MCI has told institutional investors in recent weeks that it plans to invest in equipment that will carry local phone calls to long-distance lines in about 20 cities within the next two years, one source familiar with the company’s plans said.


A number of small companies now offer this kind of “bypass” service to business customers, but these firms captured less than 1% of the billions spent annually for access to and from local telephone systems.

MCI officials have declined to comment as talk of the company’s interest in local business circulated.

But an MCI spokesman said Tuesday that the company believes it is “vastly overpaying” local phone companies for access to their lines, suggesting that MCI and other long-distance companies were eager to find alternative ways to route their customers’ calls.

MCI will pay some $5.4 billion in access charges this year, about 45% of total revenue, and AT&T; will pay a similar percentage.

News of MCI’s plan, which was first reported in Thursday’s Wall Street Journal, pushed MCI’s stock up $1.50 to $27 per share.

Investors bet that the regional Bell companies would be hurt by the possible competitive threat and bid these stocks lower: Bell Atlantic was off 25 cents to $60.50 per share; Ameritech fell $1.62 to $77.75; Pacific Telesis eased 12.5 cents to $55.125; Southwestern Bell was down $1 to $42.625.

“MCI has been fairly absorbed in building its electronic superhighway,” its national long-distance network, an MCI executive said Thursday. “Now that we have our superhighway built, we are looking more closely at the on-ramps and off-ramps.”

An AT&T; spokesman said greater competition at the local level would be good not only for AT&T; and other long-distance companies, but also for consumers, because competition would create choice, innovation and lower prices.


A small MCI subsidiary, Access Transmission Services, has owned rights-of-way under 200 major American cities since 1990, when it purchased them from Western Union Co.

Several people suggested these rights-of-way would be ready-made pathways for networks of fiber-optic lines that would link office buildings and other high-volume callers directly to MCI’s long-distance network.

But extending this service to residences will be a more complicated undertaking.

Directly rewiring each household with a phone line owned by MCI would be expensive and time-consuming.

Alternatively, some sources say, MCI could create an ad-hoc local phone system by moving calls from one part of town to another over a combination of fiber-optic lines, “wireless” cellular signals and cable TV wires.

Cable TV wires are nearly ubiquitous in most communities and are capable of handling voice as well as video traffic.

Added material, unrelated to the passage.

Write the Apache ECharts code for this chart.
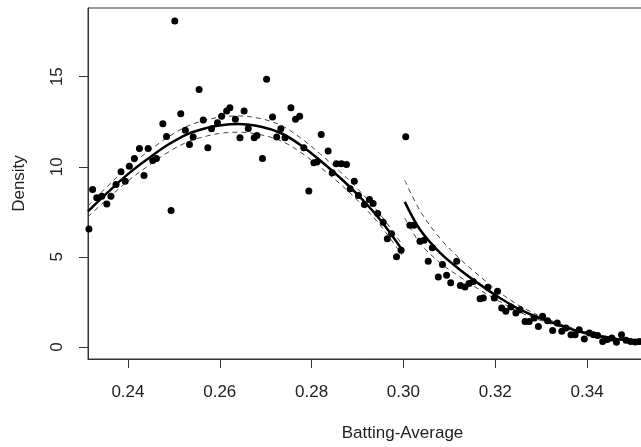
<!DOCTYPE html>
<html>
<head>
<meta charset="utf-8">
<script src="https://cdn.jsdelivr.net/npm/echarts@6/dist/echarts.min.js"></script>
<style>html,body{margin:0;padding:0;background:#fff}#c{width:641px;height:447px}</style>
</head>
<body>
<div id="c"></div>
<script>
// Observed points (batting average, density)
const pointX = [0.2315,0.2323,0.2332,0.2343,0.2354,0.2363,0.2374,0.2385,0.2394,0.2403,0.2414,0.2425,0.2435,0.2444,0.2454,0.2462,0.2476,0.2484,0.2494,0.2502,0.2515,0.2525,0.2534,0.2542,0.2555,0.2564,0.2574,0.2582,0.2595,0.2604,0.2615,0.2622,0.2634,0.2644,0.2653,0.2662,0.2675,0.2681,0.2693,0.2702,0.2715,0.2724,0.2733,0.2742,0.2755,0.2765,0.2774,0.2783,0.2794,0.2805,0.2812,0.2821,0.2836,0.2845,0.2854,0.2865,0.2876,0.2884,0.2893,0.2902,0.2915,0.2926,0.2934,0.2944,0.2956,0.2965,0.2974,0.2985,0.2995,0.3005,0.3014,0.3023,0.3036,0.3045,0.3054,0.3063,0.3076,0.3085,0.3094,0.3103,0.3116,0.3124,0.3134,0.3143,0.3152,0.3167,0.3174,0.3184,0.3198,0.3205,0.3214,0.3223,0.3234,0.3245,0.3254,0.3265,0.3274,0.3285,0.3294,0.3303,0.3314,0.3325,0.3335,0.3345,0.3354,0.3365,0.3374,0.3383,0.3394,0.3405,0.3414,0.3423,0.3434,0.3444,0.3454,0.3464,0.3475,0.3485,0.3495,0.3505,0.3514];
const pointY = [6.55,8.74,8.28,8.37,7.94,8.37,9.02,9.72,9.20,10.03,10.46,11.02,9.52,11.02,10.35,10.46,12.39,11.68,7.57,18.09,12.94,12.02,11.24,11.65,14.29,12.59,11.05,12.11,12.44,12.81,13.09,13.28,12.63,11.61,13.09,12.13,11.61,11.74,10.46,14.85,12.76,11.65,12.11,11.61,13.28,12.63,12.81,11.05,8.65,10.22,10.28,11.79,10.87,9.67,10.17,10.17,10.13,8.78,9.20,8.41,7.91,8.18,7.96,7.41,6.92,6.00,6.29,5.00,5.37,11.67,6.76,6.76,5.87,5.92,4.76,5.50,3.89,4.57,3.98,3.56,4.76,3.41,3.33,3.52,3.64,2.67,2.72,3.31,2.72,3.09,2.16,1.98,2.22,1.89,2.07,1.42,1.42,1.61,1.14,1.70,1.46,0.91,1.33,0.87,1.06,0.68,0.68,0.96,0.44,0.78,0.68,0.64,0.31,0.41,0.50,0.26,0.68,0.37,0.31,0.28,0.31];

// Fitted curve and band, left piece
const fitLeftX = [0.2313,0.2356,0.2400,0.2444,0.2487,0.2531,0.2574,0.2603,0.2640,0.2690,0.2734,0.2775,0.2818,0.2862,0.2905,0.2949,0.2997];
const fitLeftY = [7.53,8.58,9.59,10.45,11.22,11.83,12.17,12.31,12.37,12.22,11.86,11.22,10.36,9.39,8.33,7.07,5.40];
const bandLeftUpper = [7.83,8.93,9.97,10.85,11.64,12.27,12.62,12.76,12.82,12.67,12.29,11.62,10.73,9.73,8.65,7.37,5.70];
const bandLeftLower = [7.23,8.23,9.21,10.05,10.80,11.39,11.72,11.86,11.92,11.77,11.43,10.82,9.99,9.05,8.01,6.77,5.10];

// Fitted curve and band, right piece
const fitRightX = [0.3003,0.3036,0.3080,0.3123,0.3167,0.3210,0.3254,0.3305,0.3377,0.3450,0.3520];
const fitRightY = [8.05,6.52,5.22,4.29,3.46,2.72,2.07,1.52,0.91,0.50,0.30];
const bandRightUpper = [9.25,7.57,6.02,4.89,3.91,3.02,2.27,1.64,0.99,0.56,0.35];
const bandRightLower = [7.15,5.77,4.67,3.89,3.16,2.52,1.92,1.42,0.84,0.45,0.26];

// Tick labels
const xTicks = [0.24,0.26,0.28,0.30,0.32,0.34];
const yTicks = [0,5,10,15];

const zip = (xs, ys) => xs.map((x, i) => [x, ys[i]]);
const FONT = "'Liberation Sans', Arial, sans-serif";
const TXT = '#222';
const AX = '#333';

const chart = echarts.init(document.getElementById('c'), null, {renderer: 'canvas'});

function lineSeries(xs, ys, width, type, color) {
  return {
    type: 'line', data: zip(xs, ys), smooth: 0.35,
    showSymbol: false, symbol: 'none', silent: true, z: 2,
    lineStyle: {color: color, width: width, type: type}
  };
}

chart.setOption({
  animation: false,
  grid: {left: 88, top: 8, bottom: 88, width: 629, outerBoundsMode: 'none', containLabel: false,
         show: true, borderColor: AX, borderWidth: 1, backgroundColor: 'transparent'},
  xAxis: {
    type: 'value', min: 0.2313, max: 0.3683,
    splitLine: {show: false},
    axisLine: {show: true, onZero: false, lineStyle: {color: AX, width: 1}},
    axisTick: {show: true, customValues: xTicks, length: 9, lineStyle: {color: AX}},
    axisLabel: {customValues: xTicks, formatter: v => v.toFixed(2), fontSize: 17, fontFamily: FONT, color: TXT, margin: 25},
    name: 'Batting-Average', nameLocation: 'middle', nameGap: 66,
    nameTextStyle: {fontSize: 17, fontFamily: FONT, color: TXT}
  },
  yAxis: {
    type: 'value', min: -0.667, max: 18.81,
    splitLine: {show: false},
    axisLine: {show: true, onZero: false, lineStyle: {color: AX, width: 1}},
    axisTick: {show: true, customValues: yTicks, length: 9, lineStyle: {color: AX}},
    axisLabel: {customValues: yTicks, rotate: 90, fontSize: 17, fontFamily: FONT, color: TXT, margin: 22},
    name: 'Density', nameLocation: 'middle', nameRotate: 90, nameGap: 60,
    nameTextStyle: {fontSize: 17, fontFamily: FONT, color: TXT}
  },
  series: [
    lineSeries(fitLeftX, bandLeftUpper, 1, [5, 4], '#444'),
    lineSeries(fitLeftX, bandLeftLower, 1, [5, 4], '#444'),
    lineSeries(fitRightX, bandRightUpper, 1, [5, 4], '#444'),
    lineSeries(fitRightX, bandRightLower, 1, [5, 4], '#444'),
    {type: 'scatter', data: zip(pointX, pointY), symbol: 'circle', symbolSize: 7, itemStyle: {color: '#000', opacity: 1}, z: 3, silent: true},
    lineSeries(fitLeftX, fitLeftY, 2.5, 'solid', '#000'),
    lineSeries(fitRightX, fitRightY, 2.5, 'solid', '#000')
  ]
});
</script>
</body>
</html>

Major cable companies, however, are increasingly merging or forming alliances with the huge Bell companies--the very firms MCI is seeking to compete with.

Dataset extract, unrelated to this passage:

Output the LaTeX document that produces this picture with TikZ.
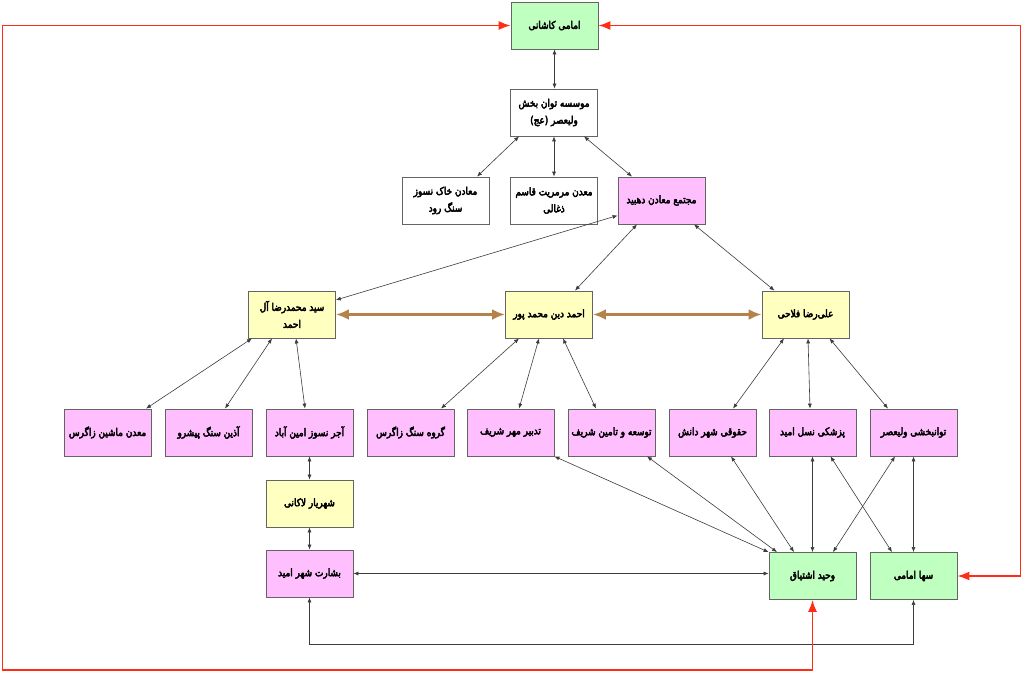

“It’s bizarre and amazing,” said Eric Rabe, a spokesman for Bell Atlantic Corp. “After our merger (with cable TV giant Tele-Communications Inc.), we could wind up (handling) a piece of (MCI’s) business.”


MCI’s interest in the local phone business appears to be a preemptive strike as the telecommunications business enters a period of tumultuous change. With the Clinton Administration’s general endorsement, Congress early next year will consider proposals to knock down the major barriers that have kept phone and cable companies from competing in each other’s markets.

Among those proposals are measures that would allow the seven Bell companies to offer long-distance service.